━━ DATA IN THIS EXERCISE
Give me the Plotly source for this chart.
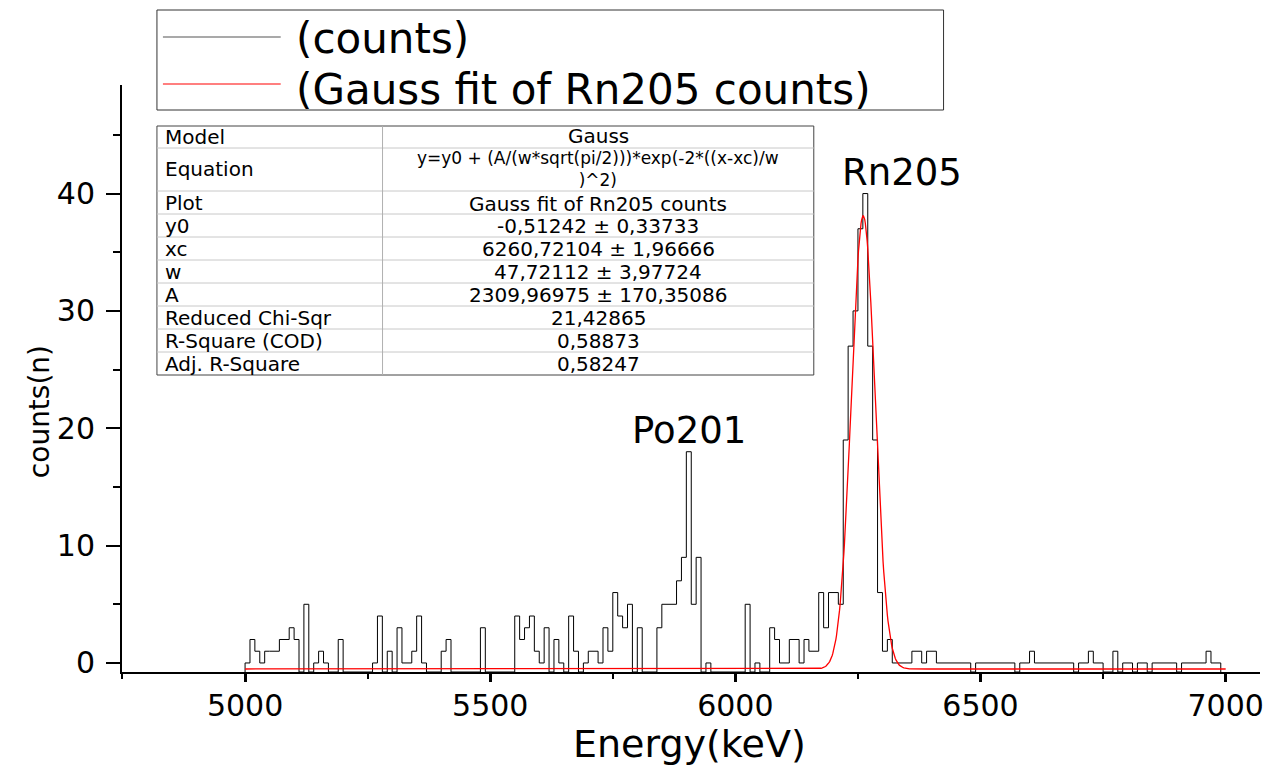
import numpy as np
import plotly.graph_objects as go

# ---- Spectrum: 10 keV channels from 5000 keV; None = empty channel ----
bin_start = 5000
bin_width = 10
counts = [
    0, 2, 1, 0, 1, 1, 1, 2, 2, 3,            # 5000-5090
    2, None, 5, None, 0, 1, 0, None, None, 2,  # 5100-5190
    None, None, None, None, None, None, 0, 4, None, 1,  # 5200-5290
    None, 3, 0, 0, 1, 4, 0, None, None, None,  # 5300-5390
    1, 2, None, None, None, None, None, None, 3, None,  # 5400-5490
    None, None, None, None, None, 4, 2, 3, 4, 1,  # 5500-5590
    0, 3, None, 2, 0, None, 4, 1, None, 0,     # 5600-5690
    1, 1, 0, 3, 1, 6, 4, 3, 5, None,           # 5700-5790
    3, None, None, None, 3, 5, 5, 5, 7, 9,     # 5800-5890
    18, 5, 9, None, 0, None, None, None, None, None,  # 5900-5990
    None, None, 5, None, 0, None, None, 3, 2, 0,  # 6000-6090
    0, 2, 2, 0, 2, 1, 1, 6, 3, 6,              # 6100-6190
    6, 5, 19, 27, 30, 37, 40, 27, 19, 6,       # 6200-6290
    1, 2, 0, 0, 0, 0, 1, 1, 0, 1,              # 6300-6390
    1, 0, 0, 0, 0, 0, 0, 0, None, 0,           # 6400-6490
    0, 0, 0, 0, 0, 0, 0, None, 0, 0,           # 6500-6590
    1, 0, 0, 0, 0, 0, 0, 0, 0, None,           # 6600-6690
    0, 0, 1, 0, 0, None, None, 1, None, 0,     # 6700-6790
    0, None, 0, 0, None, 0, 0, 0, 0, 0,        # 6800-6890
    None, 0, 0, 0, 0, 0, 1, 0, 0,              # 6900-6980
]

# ---- Gauss fit of the Rn205 peak ----
fit_y0 = -0.51242
fit_xc = 6260.72104
fit_w = 47.72112
fit_A = 2309.96975

# ---- Fit report ----
table_labels = ["Model", "Equation", "Plot", "y0", "xc", "w", "A",
                "Reduced Chi-Sqr", "R-Square (COD)", "Adj. R-Square"]
table_values = ["Gauss",
                "y=y0 + (A/(w*sqrt(pi/2)))*exp(-2*((x-xc)/w<br>)^2)",
                "Gauss fit of Rn205 counts",
                "-0,51242 ± 0,33733",
                "6260,72104 ± 1,96666",
                "47,72112 ± 3,97724",
                "2309,96975 ± 170,35086",
                "21,42865",
                "0,58873",
                "0,58247"]

legend_names = ["(counts)", "(Gauss fit of Rn205 counts)"]
peak_names = ["Po201", "Rn205"]

# ---- page geometry (pixels) ----
W, H = 1276, 767
ML, MR, MT, MB = 122, 14, 85, 95
X_RANGE = [4749, 7070]
Y_RANGE = [-0.77, 49.25]
FONT = "DejaVu Sans"


def px(x):
    """page pixel column -> paper x"""
    return (x - ML) / (W - ML - MR)


def py(y):
    """page pixel row -> paper y"""
    return (H - MB - y) / (H - MT - MB)


# step outline of the histogram; empty channels fall to the axis floor
y_floor = Y_RANGE[0]
step_x = [bin_start]
step_y = [y_floor]
for k, c in enumerate(counts):
    left = bin_start + k * bin_width
    v = y_floor if c is None else c
    step_x += [left, left + bin_width]
    step_y += [v, v]
step_x.append(bin_start + len(counts) * bin_width)
step_y.append(y_floor)

# fitted curve
fx = np.linspace(5000, 7000, 1601)
fy = fit_y0 + fit_A / (fit_w * np.sqrt(np.pi / 2)) * np.exp(-2 * ((fx - fit_xc) / fit_w) ** 2)

fig = go.Figure()
fig.add_trace(go.Scatter(x=step_x, y=step_y, mode="lines", name=legend_names[0],
                         line=dict(color="black", width=1), showlegend=False))
fig.add_trace(go.Scatter(x=fx, y=fy, mode="lines", name=legend_names[1],
                         line=dict(color="#ff0000", width=1.3), showlegend=False))

shapes = []
annotations = []

# legend box
shapes.append(dict(type="rect", xref="paper", yref="paper",
                   x0=px(157), x1=px(945), y0=py(110), y1=py(10),
                   line=dict(color="#333333", width=1), fillcolor="white"))
for i, (name, col) in enumerate(zip(legend_names, ["#555555", "#ff0000"])):
    ly = [37, 84][i]
    ty = [39, 89][i]
    shapes.append(dict(type="line", xref="paper", yref="paper",
                       x0=px(163), x1=px(281), y0=py(ly), y1=py(ly),
                       line=dict(color=col, width=1.2)))
    annotations.append(dict(xref="paper", yref="paper", x=px(295), y=py(ty),
                            xanchor="left", yanchor="middle", showarrow=False, borderpad=0,
                            text=name, font=dict(family=FONT, size=42, color="black")))

# fit report table
tx0, tx1, tsplit = 157, 815, 383
rows = [126, 148, 191, 214, 237, 260, 283, 306, 329, 352, 375]
shapes.append(dict(type="rect", xref="paper", yref="paper",
                   x0=px(tx0), x1=px(tx1), y0=py(rows[-1]), y1=py(rows[0]),
                   line=dict(color="#444444", width=1), fillcolor="white", layer="above"))
for r in rows[1:-1]:
    shapes.append(dict(type="line", xref="paper", yref="paper",
                       x0=px(tx0), x1=px(tx1), y0=py(r), y1=py(r),
                       line=dict(color="#c8c8c8", width=1), layer="above"))
shapes.append(dict(type="line", xref="paper", yref="paper",
                   x0=px(tsplit), x1=px(tsplit), y0=py(rows[-1]), y1=py(rows[0]),
                   line=dict(color="#b0b0b0", width=1), layer="above"))
for i, (lab, val) in enumerate(zip(table_labels, table_values)):
    top, bot = rows[i], rows[i + 1]
    cy = (top + bot) / 2
    annotations.append(dict(xref="paper", yref="paper", x=px(164), y=py(cy),
                            xanchor="left", yanchor="middle", showarrow=False,
                            borderpad=0, text=lab,
                            font=dict(family=FONT, size=20, color="black")))
    # keep the two-line equation clear of its neighbouring rows
    if "<br>" in val:
        size, vy = 17, cy
    else:
        size, vy = 20, cy + {0: -1, 2: 1}.get(i, 0)
    annotations.append(dict(xref="paper", yref="paper", x=px((tsplit + tx1) / 2), y=py(vy),
                            xanchor="center", yanchor="middle", showarrow=False,
                            borderpad=0, text=val,
                            font=dict(family=FONT, size=size, color="black")))

# peak labels
annotations.append(dict(x=5905, y=19.8, xref="x", yref="y", text=peak_names[0],
                        showarrow=False, font=dict(family=FONT, size=37, color="black")))
annotations.append(dict(x=6340, y=41.8, xref="x", yref="y", text=peak_names[1],
                        showarrow=False, font=dict(family=FONT, size=37, color="black")))

# axis titles
annotations.append(dict(xref="paper", yref="paper", x=px(690), y=py(744),
                        xanchor="center", yanchor="middle", showarrow=False,
                        text="Energy(keV)", font=dict(family=FONT, size=38, color="black")))
annotations.append(dict(xref="paper", yref="paper", x=px(39), y=py(412),
                        xanchor="center", yanchor="middle", showarrow=False, textangle=-90,
                        text="counts(n)", font=dict(family=FONT, size=28, color="black")))

fig.update_layout(
    width=W, height=H,
    margin=dict(l=ML, r=MR, t=MT, b=MB),
    paper_bgcolor="white", plot_bgcolor="white",
    font=dict(family=FONT, color="black"),
    shapes=shapes, annotations=annotations,
    xaxis=dict(range=X_RANGE, showgrid=False, zeroline=False,
               showline=True, linecolor="black", linewidth=2,
               tick0=5000, dtick=500, ticks="outside", ticklen=8, tickwidth=2.5,
               tickcolor="black", ticklabelstandoff=-2,
               tickfont=dict(family=FONT, size=30, color="black"),
               minor=dict(tick0=5000, dtick=250, ticks="outside", ticklen=5,
                          tickwidth=2, tickcolor="black")),
    yaxis=dict(range=Y_RANGE, showgrid=False, zeroline=False,
               showline=True, linecolor="black", linewidth=2,
               tick0=0, dtick=10, ticks="outside", ticklen=14, tickwidth=2,
               tickcolor="black", ticklabelstandoff=5,
               tickfont=dict(family=FONT, size=30, color="black"),
               minor=dict(tick0=0, dtick=5, ticks="outside", ticklen=7,
                          tickwidth=2, tickcolor="black")),
)

fig.write_html("out.html")
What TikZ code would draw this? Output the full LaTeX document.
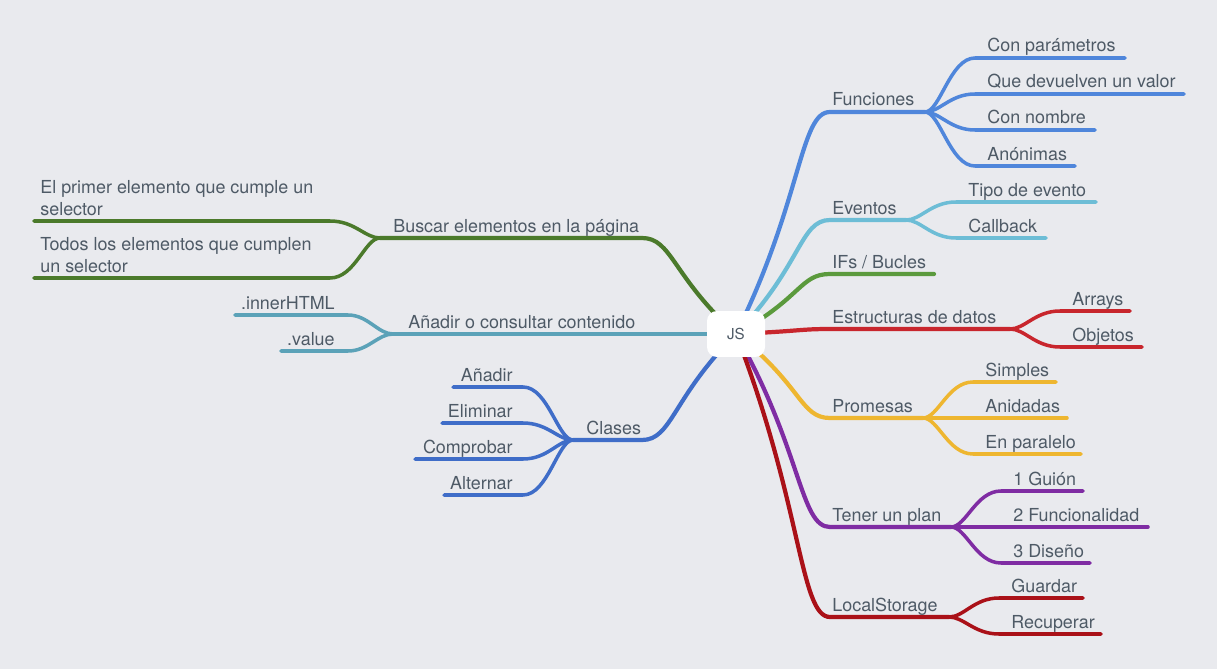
\documentclass[tikz,border=0pt]{standalone}
\usepackage{fontspec}
\setmainfont{TeX Gyre Heros}

\definecolor{bg}{HTML}{E9EAEE}
\definecolor{ink}{HTML}{4E5A66}
\definecolor{cfun}{HTML}{4F86DB}
\definecolor{ceve}{HTML}{6DBDD6}
\definecolor{cifs}{HTML}{5B9A3D}
\definecolor{cest}{HTML}{C8262D}
\definecolor{cpro}{HTML}{EEB630}
\definecolor{cplan}{HTML}{7F2CA3}
\definecolor{cloc}{HTML}{AA1118}
\definecolor{cbus}{HTML}{4B7A2B}
\definecolor{cana}{HTML}{5BA2B8}
\definecolor{ccla}{HTML}{3F6DC8}

\tikzset{
    branch/.style={line width=2.4pt, line cap=round},
    twig/.style={line width=2pt, line cap=round},
    lbl/.style={text=ink, font=\fontsize{10.2}{12.5}\selectfont, inner sep=0pt},
    jsbox/.style={fill=white, rounded corners=0.2cm, minimum width=1.16cm,
        minimum height=0.92cm, text=ink, font=\fontsize{8.6}{10}\selectfont},
}

\begin{document}
\begin{tikzpicture}[x=0.02cm, y=-0.02cm]
\fill[bg] (0,0) rectangle (1217,669);
\useasboundingbox (0,0) rectangle (1217,669);

\coordinate (js) at (736,334);

% right side
\foreach \nm/\y/\sx/\col/\txt in {fun/112/925/cfun/Funciones, eve/220/906/ceve/Eventos,
    ifs/274/934/cifs/{IFs / Bucles}, est/329/1010/cest/Estructuras de datos,
    pro/418/923/cpro/Promesas, plan/527/951/cplan/Tener un plan,
    loc/617/949/cloc/LocalStorage}
{
    \coordinate (\nm) at (\sx,\y);
    \draw[branch, \col] (js) .. controls (802,{334+0.6*(\y-334)}) and (800,\y) .. (830,\y) -- (\nm);
    \node[lbl, anchor=base west] (\nm-lbl) at (832,{\y-6}) {\txt};
}

\foreach \cy/\xe/\txt [count=\i] in {58/1125/Con parámetros, 94/1184/Que devuelven un valor,
    130/1095/Con nombre, 166/1075/Anónimas}
{
    \coordinate (fun\i) at (\xe,\cy);
    \draw[twig, cfun] (fun) .. controls (940,112) and (950,\cy) .. (975,\cy) -- (fun\i);
    \node[lbl, anchor=base west] (fun\i-lbl) at (987,{\cy-6}) {\txt};
}

\foreach \cy/\xe/\txt [count=\i] in {202/1096/Tipo de evento, 238/1046/Callback}
{
    \coordinate (eve\i) at (\xe,\cy);
    \draw[twig, ceve] (eve) .. controls (921,220) and (931,\cy) .. (956,\cy) -- (eve\i);
    \node[lbl, anchor=base west] (eve\i-lbl) at (968,{\cy-6}) {\txt};
}

\foreach \cy/\xe/\txt [count=\i] in {311/1130/Arrays, 347/1142/Objetos}
{
    \coordinate (est\i) at (\xe,\cy);
    \draw[twig, cest] (est) .. controls (1025,329) and (1035,\cy) .. (1060,\cy) -- (est\i);
    \node[lbl, anchor=base west] (est\i-lbl) at (1072,{\cy-6}) {\txt};
}

\foreach \cy/\xe/\txt [count=\i] in {382/1056/Simples, 418/1067/Anidadas, 454/1081/En paralelo}
{
    \coordinate (pro\i) at (\xe,\cy);
    \draw[twig, cpro] (pro) .. controls (938,418) and (948,\cy) .. (973,\cy) -- (pro\i);
    \node[lbl, anchor=base west] (pro\i-lbl) at (985,{\cy-6}) {\txt};
}

\foreach \cy/\xe/\txt [count=\i] in {491/1083/1 Guión, 527/1148/2 Funcionalidad, 563/1090/3 Diseño}
{
    \coordinate (plan\i) at (\xe,\cy);
    \draw[twig, cplan] (plan) .. controls (966,527) and (976,\cy) .. (1001,\cy) -- (plan\i);
    \node[lbl, anchor=base west] (plan\i-lbl) at (1013,{\cy-6}) {\txt};
}

\foreach \cy/\xe/\txt [count=\i] in {598/1083/Guardar, 634/1101/Recuperar}
{
    \coordinate (loc\i) at (\xe,\cy);
    \draw[twig, cloc] (loc) .. controls (964,617) and (974,\cy) .. (999,\cy) -- (loc\i);
    \node[lbl, anchor=base west] (loc\i-lbl) at (1011,{\cy-6}) {\txt};
}

% left side
\coordinate (bus) at (380,238);
\coordinate (ana) at (393,334);
\coordinate (cla) at (573,440);

\draw[branch, cbus] (js) .. controls (672,{334+0.6*(238-334)}) and (672,238) .. (642,238) -- (bus);
\draw[branch, cana] (js) -- (ana);
\draw[branch, ccla] (js) .. controls (672,{334+0.6*(440-334)}) and (672,440) .. (642,440) -- (cla);

\node[lbl, anchor=base west] (bus-lbl) at (393,232) {Buscar elementos en la página};
\node[lbl, anchor=base west] (ana-lbl) at (408,328) {Añadir o consultar contenido};
\node[lbl, anchor=base west] (cla-lbl) at (586,434) {Clases};

\coordinate (bus1) at (34,221);
\coordinate (bus2) at (34,278);
\draw[twig, cbus] (bus) .. controls (365,238) and (355,221) .. (330,221) -- (bus1);
\draw[twig, cbus] (bus) .. controls (365,238) and (355,278) .. (330,278) -- (bus2);
\node[lbl, anchor=base west, align=left] (bus1-lbl) at (40,215) {El primer elemento que cumple un\\selector};
\node[lbl, anchor=base west, align=left] (bus2-lbl) at (40,272) {Todos los elementos que cumplen\\un selector};

\foreach \cy/\xe/\txt [count=\i] in {315/235/.innerHTML, 351/281/.value}
{
    \coordinate (ana\i) at (\xe,\cy);
    \draw[twig, cana] (ana) .. controls (378,334) and (368,\cy) .. (348,\cy) -- (ana\i);
    \node[lbl, anchor=base east] (ana\i-lbl) at (335,{\cy-6}) {\txt};
}

\foreach \cy/\xe/\txt [count=\i] in {387/453/Añadir, 423/442/Eliminar, 459/415/Comprobar, 495/444/Alternar}
{
    \coordinate (cla\i) at (\xe,\cy);
    \draw[twig, ccla] (cla) .. controls (558,440) and (548,\cy) .. (523,\cy) -- (cla\i);
    \node[lbl, anchor=base east] (cla\i-lbl) at (513,{\cy-6}) {\txt};
}

\node[jsbox] (jsnode) at (js) {JS};
\end{tikzpicture}
\end{document}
━━━━
* **WHAT THIS TASK INVOLVES**:
Copy nothing but the lines from the top of the material through the line holding "import plotly.graph_objects as go", exactly as written; omit pictures.

* **EXERCISE SOLUTION**:
Give me the Plotly source for this chart.
import numpy as np
import plotly.graph_objects as go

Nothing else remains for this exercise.